Thanks to its highest court, New York’s tax treatment has downshifted from crazy to merely unreasonable.
John Gaied had never lived on Staten Island, or in any other part of New York, at the time the state audited him. He did own a three-unit home there, however. His parents resided in one apartment, while renters occupied the other two units. Occasionally, Gaied slept on his parents’ couch when he visited to look after them and help pay their bills.
But in an tax audit and appeals process that was obviously stacked against Gaied, New York determined that he lived there anyway - because his job took him to Staten Island more than 183 days a year, and because he also owned a home he never used as a home. The one-two punch of owning a New York residence (even if you never live in it but only “maintain” it) and working in the state more days than the threshold allows is enough to create “statutory residency” in New York, thus allowing the state to tax the resident’s worldwide income.
Crazy, yes, but not unprecedented, or even unusual, in New York. Martha Stewart, who had a higher-profile job in the higher-profile borough of Manhattan, fell into the same trap. So have countless others. Still others have taken to meticulously monitoring their time in the state, and making sure to head home before midnight, in order to head off claims of residency at the pass.
It is only a mild surprise that the Court of Appeals has restored some sanity. The court recently ruled in Gaied’s favor, overturning the tax appeals tribunal’s finding of statutory residency. “We conclude there is no rational basis for [the tribunal’s] interpretation,” the court stated of the position that a taxpayer need not reside in a residence. For a taxpayer’s home to make him a resident of New York, it has to actually be the taxpayer’s home. There are not many places besides New York where this concept would require adjudication by the state’s most powerful judges. Gaied’s lawyer, Timothy Noonan, told The Wall Street Journal the decision “restores some normalcy to residency rules.”
Then again, the Court of Appeals has decided - twice - that nonresidents can be considered to “work” in New York when they are actually working in their homes, dozens or even hundreds of miles away. That’s because the court has found merit in New York’s “convenience of the employer” rule, which actually should be called the “convenience of the auditor” rule.

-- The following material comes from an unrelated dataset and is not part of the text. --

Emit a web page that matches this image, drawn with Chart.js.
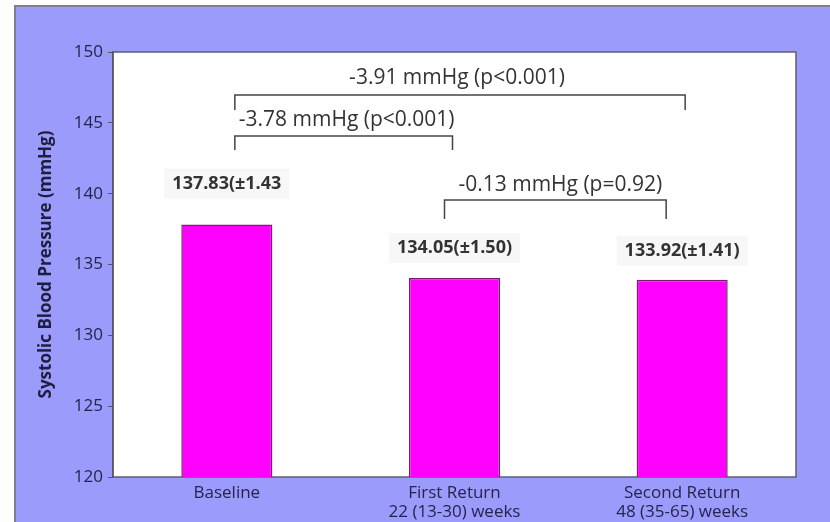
<!DOCTYPE html>
<html>
<head>
<meta charset="utf-8">
<script src="https://cdn.jsdelivr.net/npm/chart.js@4.4.1/dist/chart.umd.min.js"></script>
<style>
  html, body { margin: 0; padding: 0; background: #fdfdfb; }
  #wrap { width: 830px; height: 522px; position: relative; }
</style>
</head>
<body>
<div id="wrap"><canvas id="c" width="830" height="522"></canvas></div>
<script>
// ---------- data ----------
const categories = [
  ['Baseline'],
  ['First Return', '22 (13-30) weeks'],
  ['Second Return', '48 (35-65) weeks']
];
const meanSBP = [137.83, 134.05, 133.92];
const valueLabels = ['137.83(±1.43', '134.05(±1.50)', '133.92(±1.41)'];
const comparisonPairs = [[0, 2], [0, 1], [1, 2]];
const comparisonLabels = ['-3.91 mmHg (p<0.001)', '-3.78 mmHg (p<0.001)', '-0.13 mmHg (p=0.92)'];
const yMin = 120, yMax = 150, yStep = 5;
const yTitle = 'Systolic Blood Pressure (mmHg)';

// ---------- layout (positions / styles) ----------
const bracketLevel = [146.96, 144.07, 139.55];          // y of bracket line, in axis units
const bracketEndOffset = [[8, 3], [8, -2], [-10, -16]];  // px offsets from bar centres
const bracketDrop = [15, 14, 19];                        // px length of bracket legs
const bracketTextDx = [-3, 3, 5];
const bracketTextLift = [17, 16, 15];
const valueLabelLift = [41, 30, 29];

const navy = '#24244f';
const fontFam = "'Open Sans', Lato, sans-serif";

const framePlugin = {
  id: 'frame',
  beforeDraw(chart) {
    const ctx = chart.ctx;
    const a = chart.chartArea;
    ctx.save();
    ctx.fillStyle = '#fdfdfb';
    ctx.fillRect(0, 0, chart.width, chart.height);
    ctx.fillStyle = '#9a9bfa';
    ctx.fillRect(15, 6, chart.width - 15, chart.height - 6);
    ctx.strokeStyle = '#7d7d9a';
    ctx.lineWidth = 2;
    ctx.beginPath();
    ctx.moveTo(15, chart.height);
    ctx.lineTo(15, 6);
    ctx.lineTo(chart.width, 6);
    ctx.stroke();
    ctx.fillStyle = '#ffffff';
    ctx.fillRect(a.left, a.top, a.right - a.left, a.bottom - a.top);
    ctx.strokeStyle = '#5d5d70';
    ctx.lineWidth = 1.5;
    ctx.strokeRect(a.left, a.top, a.right - a.left, a.bottom - a.top);
    ctx.restore();
  },
  afterDatasetsDraw(chart) {
    const ctx = chart.ctx;
    const meta = chart.getDatasetMeta(0);
    const ys = chart.scales.y;
    ctx.save();
    // value labels
    ctx.font = "bold 18px " + fontFam;
    ctx.textAlign = 'center';
    ctx.textBaseline = 'middle';
    meta.data.forEach((bar, i) => {
      const x = bar.x, y = bar.y - valueLabelLift[i];
      const w = ctx.measureText(valueLabels[i]).width;
      ctx.fillStyle = '#f7f7f7';
      ctx.fillRect(x - w / 2 - 8, y - 15, w + 16, 30);
      ctx.fillStyle = '#333333';
      ctx.fillText(valueLabels[i], x, y);
    });
    // comparison brackets
    ctx.strokeStyle = '#444444';
    ctx.lineWidth = 1.5;
    ctx.font = "21px " + fontFam;
    comparisonPairs.forEach((p, k) => {
      const x1 = meta.data[p[0]].x + bracketEndOffset[k][0];
      const x2 = meta.data[p[1]].x + bracketEndOffset[k][1];
      const y = ys.getPixelForValue(bracketLevel[k]);
      ctx.beginPath();
      ctx.moveTo(x1, y + bracketDrop[k]);
      ctx.lineTo(x1, y);
      ctx.lineTo(x2, y);
      ctx.lineTo(x2, y + bracketDrop[k]);
      ctx.stroke();
      ctx.fillStyle = '#333333';
      ctx.fillText(comparisonLabels[k], (x1 + x2) / 2 + bracketTextDx[k], y - bracketTextLift[k]);
    });
    ctx.restore();
  }
};

new Chart(document.getElementById('c'), {
  type: 'bar',
  data: {
    labels: categories,
    datasets: [{
      data: meanSBP,
      backgroundColor: '#ff00ff',
      borderColor: '#7a1d6e',
      borderWidth: 1.5,
      barPercentage: 0.4,
      categoryPercentage: 1.0
    }]
  },
  options: {
    responsive: false,
    animation: false,
    devicePixelRatio: 1,
    layout: { padding: { top: 52, right: 34, left: 0, bottom: 0 } },
    plugins: { legend: { display: false }, tooltip: { enabled: false } },
    scales: {
      x: {
        grid: { display: false },
        border: { display: false },
        ticks: { color: navy, font: { family: fontFam, size: 17, lineHeight: 1.1 }, padding: -1, maxRotation: 0, autoSkip: false },
        afterFit(s) { s.height = 45; }
      },
      y: {
        min: yMin, max: yMax,
        ticks: { stepSize: yStep, color: navy, font: { family: fontFam, size: 17 }, padding: 5 },
        grid: { drawOnChartArea: false, drawTicks: true, tickLength: 5, color: '#555566' },
        border: { display: true, color: '#555566', width: 1.5 },
        title: { display: true, text: yTitle, color: '#1e1e40', font: { family: fontFam, size: 17, weight: 'bold' }, padding: { top: 36, bottom: 0 } },
        afterFit(s) { s.width = 113; }
      }
    }
  },
  plugins: [framePlugin]
});
</script>
</body>
</html>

I think it is highly likely that any federal court would find this concept of taxing out-of-staters on work actually performed out-of-state would violate the Constitution’s Commerce and Due Process clauses. Unfortunately, not just any federal court can review a state’s determination of its own tax rules. Only the Supreme Court can do this, and the justices have thus far shown a distinct disinterest in wading into New York’s unique approach to tax administration.
In the meantime, Gaied has moved to New York City, so he can look forward to paying New York taxes for years to come. Given the state’s aggressive approach to residents who claim a new domicile elsewhere, he probably can look forward to them long after he moves away, too.
As long as the Supreme Court remains disinclined to intervene, we are left to be grateful for whatever crumbs of tax justice we get from Albany. In this case, we’ll have to be satisfied with just a little taste of sanity.